A Cuba, les communications téléphoniques et routières restent largement erratiques.

A El Cobre, dans le sud-ouest de l'île communiste, le son des marteaux résonne sous le soleil revenu: ceux dont le toit s'est envolé s'efforcent de réparer avec l'aide d'amis et de voisins, a constaté l'AFP.

Melissa "nous a tués, en nous laissant ainsi dévastés", a déclaré à l'AFP Felicia Correa, qui vit dans le sud de Cuba, près d'El Cobre. "Nous traversions déjà d'énormes difficultés. Maintenant, évidement, notre situation est bien pire."

Quelques 735.000 personnes avaient été évacuées, selon les autorités cubaines.

- Secouristes -

L'aide promise à l'internationale s'achemine dans la zone dévastée.

Les États-Unis ont mobilisé des équipes de secours en République dominicaine, en Jamaïque et aux Bahamas, selon un responsable du département d'État. Des équipes étaient également en route vers Haïti.
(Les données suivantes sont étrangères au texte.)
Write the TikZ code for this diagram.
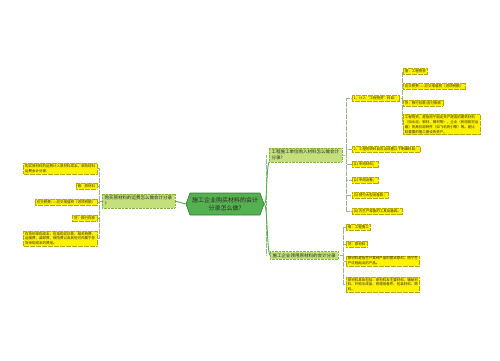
\documentclass[tikz,border=0pt]{standalone}
\usepackage{fontspec}
\newfontfamily\cjk{Noto Sans CJK SC}
\usetikzlibrary{shapes.symbols}
\definecolor{leafyellow}{HTML}{FFF200}
\definecolor{leafborder}{HTML}{B8A800}
\definecolor{midfill}{HTML}{C3E07C}
\definecolor{midborder}{HTML}{7FB33A}
\definecolor{rootfill}{HTML}{55B04F}
\definecolor{rootborder}{HTML}{2F7D32}
\definecolor{connc}{HTML}{9DB38A}
\definecolor{branchc}{HTML}{4CAF50}
\definecolor{txt}{HTML}{2A2A2A}
\newcommand\leaffont{\cjk\fontsize{3.5}{4.8}\selectfont}
\newcommand\midfont{\cjk\fontsize{4.5}{6}\selectfont}
\newcommand\rootfont{\cjk\fontsize{6}{8}\selectfont}
\begin{document}
\begin{tikzpicture}[x=1pt,y=-1pt,
  leaf/.style={draw=leafborder, dash pattern=on 0.7pt off 0.5pt, line width=0.35pt,
    fill=leafyellow, text=txt, inner xsep=1.6pt, inner ysep=1.3pt, font=\leaffont, align=left},
  mid/.style={draw=midborder, dash pattern=on 0.8pt off 0.6pt, line width=0.4pt,
    fill=midfill, text=txt, inner xsep=2.5pt, inner ysep=1.8pt, font=\midfont, align=left},
  rootbox/.style={shape=signal, signal to=west and east, signal pointer angle=140,
    draw=rootborder, line width=0.6pt, fill=rootfill, text=txt, font=\rootfont, align=center,
    minimum width=76pt, minimum height=22pt, inner xsep=2pt, inner ysep=2pt},
  conn/.style={draw=connc, line width=0.4pt, dash pattern=on 0.6pt off 0.6pt},
  branch/.style={draw=branchc, line width=0.9pt}
]
\useasboundingbox (0,0) rectangle (500,360);

% root
\node[rootbox] (root) at (225,204) {施工企业购买材料的会计\\分录怎么做?};

% left branch
\node[mid, anchor=west] (L) at (102,201) {购买原材料的运费怎么做会计分录\\?};
\node[leaf, anchor=east] (la) at (97,168.5) {购买原材料的运费计入原材料成本。采购材料\\运费会计分录：};
\node[leaf, anchor=east] (lb) at (97,186) {借：原材料};
\node[leaf, anchor=east] (lc) at (97,202) {应交税费——应交增值税（进项税额）};
\node[leaf, anchor=east] (ld) at (97,218) {贷：银行存款};
\node[leaf, anchor=east] (le) at (97,238.5) {存货的采购成本，包括购买价款、相关税费、\\运输费、装卸费、保险费以及其他可归属于存\\货采购成本的费用。};

\draw[branch] (root.west) -- (L.east);
\draw[conn] (L.west) -- ++(-2.5,0) coordinate (spL);
\foreach \n in {la,lb,lc,ld,le} \draw[conn] (spL) |- (\n.east);

% right top branch
\node[mid, anchor=west] (RT) at (269,155) {工程施工单位购入材料怎么做会计\\分录?};
\node[mid, anchor=west] (RB) at (270,255.5) {施工企业领用原材料的会计分录};

\draw[conn] (RT.west) ++(-2.5,0) coordinate (spR) -- (RB.west -| spR);
\draw[branch] (root.east) .. controls +(3,0) and +(-3,8) .. (RT.south west);
\draw[branch] (root.east) .. controls +(3,0) and +(-3,-4) .. (RB.west);

\node[leaf, anchor=west] (r1) at (352,98.5) {1、计入“工程物资”科目：};
\node[leaf, anchor=west] (r2) at (352,149.5) {2、工程物资科目应当设置以下明细科目：};
\node[leaf, anchor=west] (r3) at (352,164) {(1) 专用材料；};
\node[leaf, anchor=west] (r4) at (352,180) {(2) 专用设备；};
\node[leaf, anchor=west] (r5) at (352,195) {(3) 预付大型设备款；};
\node[leaf, anchor=west] (r6) at (352,211.5) {(4) 为生产准备的工具及器具。};

\draw[conn] (RT.east) -- ++(4,0) coordinate (spRT);
\foreach \n in {r1,r2,r3,r4,r5,r6} \draw[conn] (spRT) |- (\n.west);

\node[leaf, anchor=west] (s1) at (403,71.5) {借：工程物资};
\node[leaf, anchor=west] (s2) at (403,86.5) {应交税费——应交增值税（进项税额）};
\node[leaf, anchor=west] (s3) at (403,103) {贷：银行存款/应付账款};
\node[leaf, anchor=west] (s4) at (403,124.5) {工程物资，是指用于固定资产建造的建筑材料\\（如水泥、钢材、钢材等），企业（民用航空运\\输）的高价周转件（如飞机的引擎）等。是比\\较重要的施工建设的资产。};

\draw[conn] (r1.east) -- ++(3,0) coordinate (spR1);
\foreach \n in {s1,s2,s3,s4} \draw[conn] (spR1) |- (\n.west);

% right bottom branch
\node[leaf, anchor=west] (b1) at (346,227.5) {借：工程施工};
\node[leaf, anchor=west] (b2) at (346,244) {贷：原材料};
\node[leaf, anchor=west] (b3) at (346,261) {原材料是指生产某种产品的基本原料，用于生\\产过程起点的产品。};
\node[leaf, anchor=west] (b4) at (346,284.5) {原材料具体包括：原材料及主要材料、辅助材\\料、外购半成品、修理用备件、包装材料、燃\\料。};

\draw[conn] (RB.east) -- ++(5,0) coordinate (spRB);
\foreach \n in {b1,b2,b3,b4} \draw[conn] (spRB) |- (\n.west);
\end{tikzpicture}
\end{document}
Le secrétaire d'État Marco Rubio a également indiqué que Cuba, ennemi idéologique, est inclus dans le dispositif américain.

Le Venezuela a envoyé 26.000 tonnes d'aide humanitaire à son allié cubain.

Le président du Salvador Nayib Bukele a annoncé sur X envoyer vendredi "trois avions d'aide humanitaire en Jamaïque" avec "plus de 300 secouristes" et "50 tonnes" de produits vitaux.

Kits de première nécessité, unités de traitement de l'eau: la France prévoit de livrer "dans les prochains jours" par voie maritime une cargaison d'aide humanitaire d'urgence en Jamaïque, selon le ministère des Affaires étrangères.

Le Royaume-Uni a débloqué une aide financière d'urgence de 2,5 millions de livres (2,8 millions d'euros) pour les pays touchés.

Le changement climatique causé par les activités humaines a rendu l'ouragan plus puissant et destructeur, selon une étude publiée mardi par des climatologues de l'Imperial College de Londres.

"Chaque désastre climatique est un rappel tragique de l'urgence de limiter chaque fraction de degré de réchauffement, principalement causé par la combustion de quantités excessives de charbon, de pétrole et de gaz", a déclaré Simon Stiell, secrétaire exécutif de l'ONU chargé du changement climatique, alors que la grande conférence climatique des Nations unies COP30 s'ouvre dans quelques jours au Brésil.

Avec le réchauffement de la surface des océans, la fréquence des cyclones (ou ouragans ou typhons), les plus intenses augmente, mais pas leur nombre total, selon le groupe d'experts du climat mandatés par l'ONU, le Giec.